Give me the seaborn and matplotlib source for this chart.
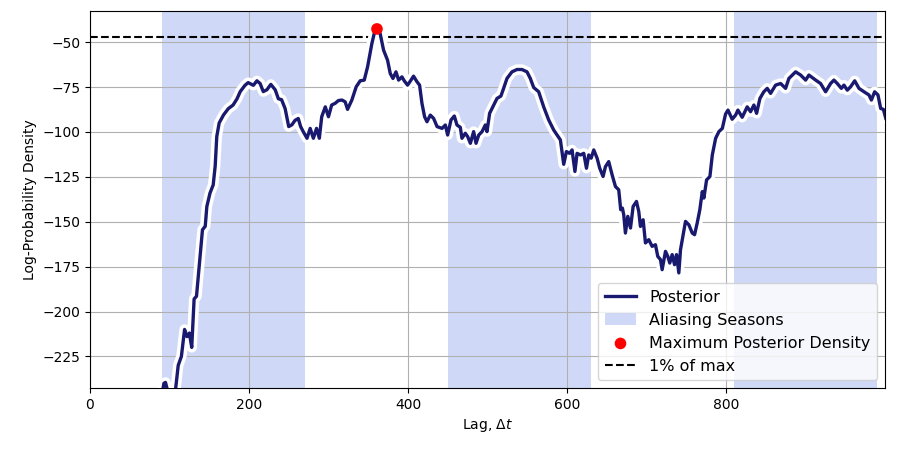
import numpy as np
import matplotlib
matplotlib.use("Agg")
import matplotlib.pyplot as plt
import matplotlib.patheffects as pe
import seaborn as sns

# posterior log-density
lag = [85, 90, 93, 95, 97, 103, 108, 111, 115, 119, 122, 125, 128, 131, 134,
       138.5, 141.5, 145, 147, 151, 155, 157.5, 159.5, 162.5, 168, 174, 180,
       185, 189, 195, 199, 205.5, 210, 214, 218, 222.5, 227.5, 233, 237, 241,
       245.5, 250, 254, 258, 262, 265, 268.5, 273, 277, 281, 285, 288.5,
       291.5, 296, 300, 304, 308.5, 312.5, 317, 321, 324, 329.4, 334.9, 339.9,
       345, 349.2, 354.6, 358, 361, 365, 369.3, 374.3, 377.7, 381.1, 384.9,
       388.2, 392.4, 395.3, 399.5, 403.8, 407, 411.3, 414.6, 417.6, 420.9,
       423.9, 428.1, 432.2, 436.6, 442.8, 447, 449.9, 454.1, 458.3, 461.6,
       465.8, 467.9, 472.1, 475.1, 478.5, 482.6, 485.6, 489, 493.2, 497.3,
       499.4, 502.7, 507.8, 512, 516.9, 520.3, 524.5, 530.8, 537.1, 543.4,
       549.7, 553.9, 558.1, 564.4, 570.7, 577, 583.3, 587.5, 591.7, 595.9,
       599.3, 603.4, 606.4, 610, 612.7, 616.9, 621.1, 624.5, 627.4, 630.4,
       633.7, 637.9, 641.2, 645.4, 648.4, 652.5, 656.8, 661, 665.1, 667.6,
       669.7, 671.4, 673.5, 676.5, 679.9, 683.2, 687.4, 690.3, 692.4, 695.8,
       698.7, 702.9, 707.1, 711.3, 714.2, 717.6, 719.7, 723.9, 726.8, 729.3,
       732.3, 735.3, 737.8, 740.7, 742.8, 746.2, 749.1, 753.3, 757.6, 760.5,
       763.8, 767.1, 770.2, 772.2, 775.6, 779.8, 782.8, 787, 791.1, 795.4,
       799.5, 802.5, 807.8, 812.1, 815, 820.4, 826.7, 830.9, 835.1, 838.5,
       842.7, 847.6, 851.9, 856.1, 862.4, 868.7, 875, 879.1, 887.6, 893.9,
       900.2, 904.3, 912.8, 919, 925.3, 931.6, 935.8, 940, 945.1, 948.4,
       952.6, 956.8, 961.9, 967.3, 973.6, 979.9, 982.9, 987, 991.2, 994.6,
       998, 1001]
logp = [-262, -248, -240, -239.5, -243, -255, -242, -230, -225, -210, -214,
        -212, -220, -193, -191.5, -169, -154.5, -152.5, -141.5, -134, -129.5,
        -119, -102.5, -95, -90.5, -87, -85, -81.5, -77.5, -74, -72.5, -74,
        -71.5, -73, -77.5, -76.5, -73.5, -76.5, -81.5, -82, -87, -97, -96,
        -93.5, -92.5, -97, -100, -103.5, -98, -103.5, -98, -103.5, -91.5, -86,
        -91.5, -85, -84, -82.5, -82.2, -83.2, -87.4, -82.2, -74.8, -71.5,
        -71.1, -63.7, -50.7, -44.3, -42.6, -45.2, -54.4, -60, -67.4, -70.2,
        -66.5, -71.1, -69.3, -71.5, -73.9, -71.1, -68.9, -72, -73.9, -84.1,
        -91.5, -94.3, -90.6, -92.4, -97, -98, -96.1, -101.7, -93.3, -91.1,
        -96.1, -97.4, -103.5, -100.7, -102.6, -106.3, -99.8, -106.3, -101.7,
        -99.8, -96.1, -99.8, -89.6, -85, -81.3, -80, -75.7, -70.2, -66.5,
        -65.2, -65.2, -66.5, -70.2, -75.2, -77.6, -86, -93.3, -98.9, -101.7,
        -104.4, -118, -110.9, -111.9, -110, -122, -111.9, -112.8, -111.9,
        -120.2, -112.8, -114.6, -110, -114.6, -120.2, -124.8, -119.3, -116.5,
        -123.9, -130.4, -132.2, -143.3, -142.4, -146.1, -156.3, -147, -153.5,
        -141.5, -138.7, -144.3, -152.6, -148.9, -161.8, -160, -163.7, -162.8,
        -169.3, -171.1, -176.7, -166.5, -169.3, -173, -168.3, -173.9, -168.3,
        -178.5, -165.6, -157.2, -149.8, -151.7, -156.3, -157.2, -150.7, -143.3,
        -133.2, -136.8, -126.7, -124.8, -112.8, -103.5, -99.8, -98, -90,
        -87.8, -92.9, -90.6, -87.8, -91.8, -86, -88.7, -85, -89.6, -81.3,
        -77.6, -75.7, -78.5, -73.9, -73, -75.7, -70.2, -66.5, -68.3, -71.1,
        -68.3, -71.1, -73, -77.6, -73, -71.1, -73, -75.7, -73.9, -76.7, -74.8,
        -71.5, -75.7, -77.6, -79.4, -82.2, -77.6, -79.4, -86.9, -87.4, -92.4]

season_starts = [90, 450, 810]
season_length = 180

lag = np.array(lag)
logp = np.array(logp)
imax = np.argmax(logp)
ymax = logp[imax]

fig = plt.figure(figsize=(8.97, 4.5), dpi=100)
ax = fig.add_axes([0.1003, 0.1378, 0.9866 - 0.1003, 0.9756 - 0.1378])

for i, s in enumerate(season_starts):
    ax.axvspan(s, s + season_length, color="royalblue", alpha=0.25, lw=0,
               label="Aliasing Seasons" if i == 0 else None)

sns.lineplot(x=lag, y=logp, ax=ax, color="midnightblue", lw=2.4,
             label="Posterior", zorder=3,
             path_effects=[pe.Stroke(linewidth=7.5, foreground="white"), pe.Normal()])
sns.scatterplot(x=[lag[imax]], y=[ymax], ax=ax, color="red", s=70,
                edgecolor="none", zorder=5, label="Maximum Posterior Density")
ax.axhline(ymax + np.log(0.01), color="black", ls="--", lw=1.5, label="1% of max")

ax.set_xlim(0, 1000)
ax.set_ylim(ymax - 200, ymax + 10)
ax.set_xticks([0, 200, 400, 600, 800])
ax.grid(True, color="#b0b0b0", lw=0.8)
ax.set_xlabel(r"Lag, $\Delta t$")
ax.set_ylabel("Log-Probability Density")

handles, labels = ax.get_legend_handles_labels()
order = [labels.index(l) for l in ["Posterior", "Aliasing Seasons",
                                   "Maximum Posterior Density", "1% of max"]]
leg = ax.legend([handles[i] for i in order], [labels[i] for i in order],
                loc="lower right", fontsize=11.5)
for line in leg.get_lines():
    line.set_path_effects([])

fig.savefig("out.png", dpi=100)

----

• TO DO
Begin at the top of the material above and output each line exactly, stopping after the line that holds "import seaborn as sns". Leave out pictures.

• TASK OUTPUT
Give me the seaborn and matplotlib source for this chart.
import numpy as np
import matplotlib
matplotlib.use("Agg")
import matplotlib.pyplot as plt
import matplotlib.patheffects as pe
import seaborn as sns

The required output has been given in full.